Killing the snakes to demonstrate a jungle survival technique was scuttled at the exercise earlier this month, PETA announced Monday, citing unnamed Thai military sources. The nonprofit, based in Norfolk, Va., spent years lobbying against a practice it called "frat boy-style barbarity."

Images of beheaded snakes, their blood dripping onto the tongues of eager young Marines, were publicized by the Defense Department itself.

"We are proud that after PETA's intensive campaigning, Thai and U.S. armed forces made the ethical and safe decision to not kill any animals during this year's Cobra Gold exercises, apparently for the first time in the event's history," PETA vice president of international laboratory methods Shalin Gala wrote in an email Wednesday to Stars and Stripes. "This move means that this year troops were no longer made to eat live animals or drink the blood of beheaded snakes, which is a win-win, sparing animals and protecting public health."

The III Marine Expeditionary Force, which is based in Okinawa, Japan, and usually participates in Cobra Gold, did not respond to an email seeking comment Wednesday.

PETA began campaigning in 2020 against the military killing cobras at Cobra Gold after the images came to their attention, Gala said. The group discovered that troops and instructors also killed chickens with their bare hands, skinned and ate live geckos and ate live scorpions and tarantulas.
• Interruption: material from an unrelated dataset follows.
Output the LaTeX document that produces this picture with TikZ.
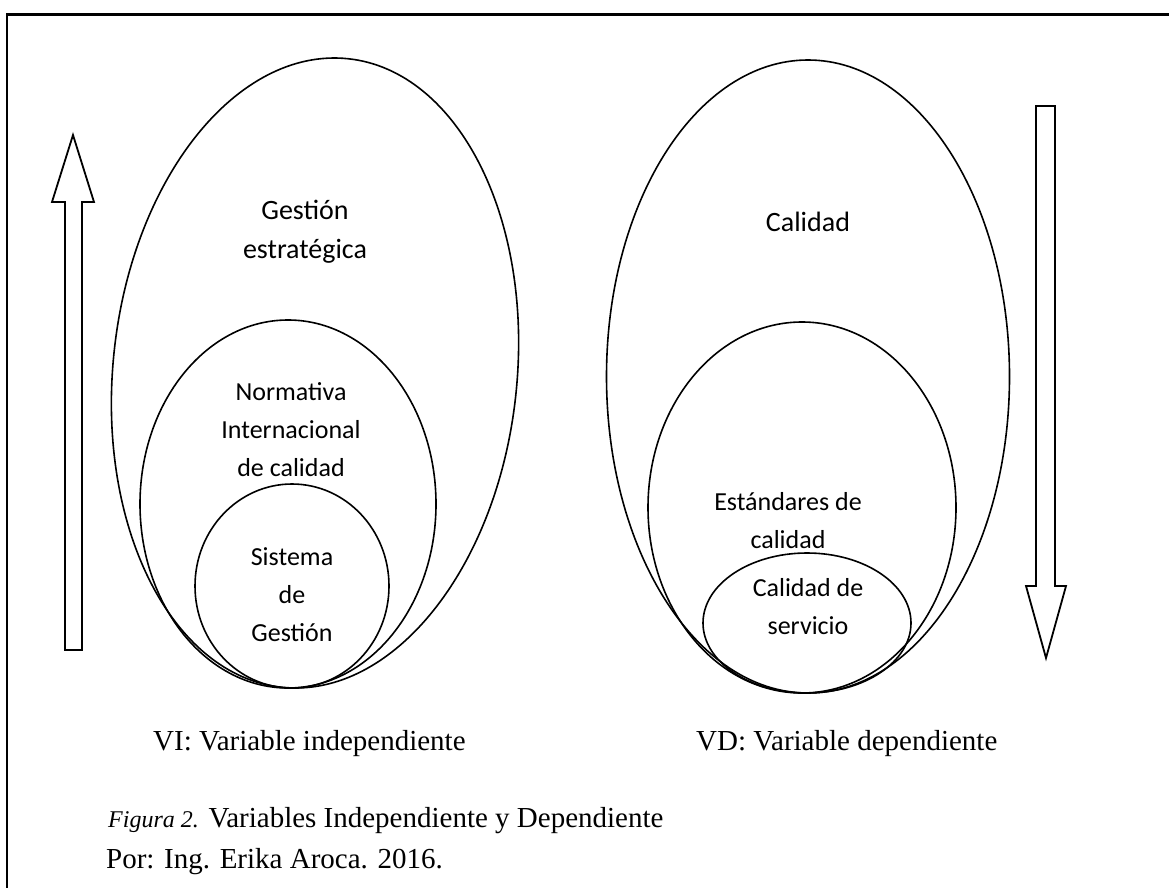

Gala said the group was concerned about the poor treatment of animals, but also about the health of the service members.

The practice poses "a serious zoonotic disease threat," a group of 19 military veterans and PETA supporters wrote to Defense Secretary Lloyd Austin on July 22.

"The World Health Organization has warned that ‘an estimated 70 percent of emerging and re-emerging pathogens' - such as those that have caused the current COVID-19 pandemic, along with Ebola, Zika, SARS, MERS, smallpox, tuberculosis, and others - originated in animals," the letter said. "It's irresponsible to jeopardize our service members' health and safety during these bloodlust exercises."

PETA complained in writing to Marine Corps Commandant Gen. David Berger, then-Secretary of Defense Mark Esper, Navy Inspector General Vice Admiral John Fuller and Thai officials.

PETA supporters protested at the Thai embassy and Austin's Virginia home; they drafted petitions, wrote op-eds and solicited media coverage, Gala said. He said more than 119,000 supporters responded to PETA online action alerts.

"These actions likely influenced the Cobra Gold organizers to reconsider the ritualistic bloodlust killing of animals this year," he said. "This is an important victory for ensuring that troops can learn survival techniques without having to mutilate and kill animals."

Better jungle survival methods can be taught that do not include the killing of animals, he said.

Gala wrote that PETA would monitor future exercises to ensure the practice is not resurrected.

Cobra Gold typically takes place in the winter months and is one of the largest multinational exercises in the Indo-Pacific region. In addition to U.S. soldiers and Marines, thousands of troops from over 24 nations also take part.

Last year, approximately 5,500 U.S. service personnel participated in activities ranging from amphibious assaults to humanitarian assistance and disaster relief, the U.S. Embassy in Bangkok said at the time.

This year's 40th iteration was pushed back to July and August, and some activities were canceled, due to the COVID-19 pandemic, The Bangkok Post reported July 2. It said only 600 U.S. troops took part.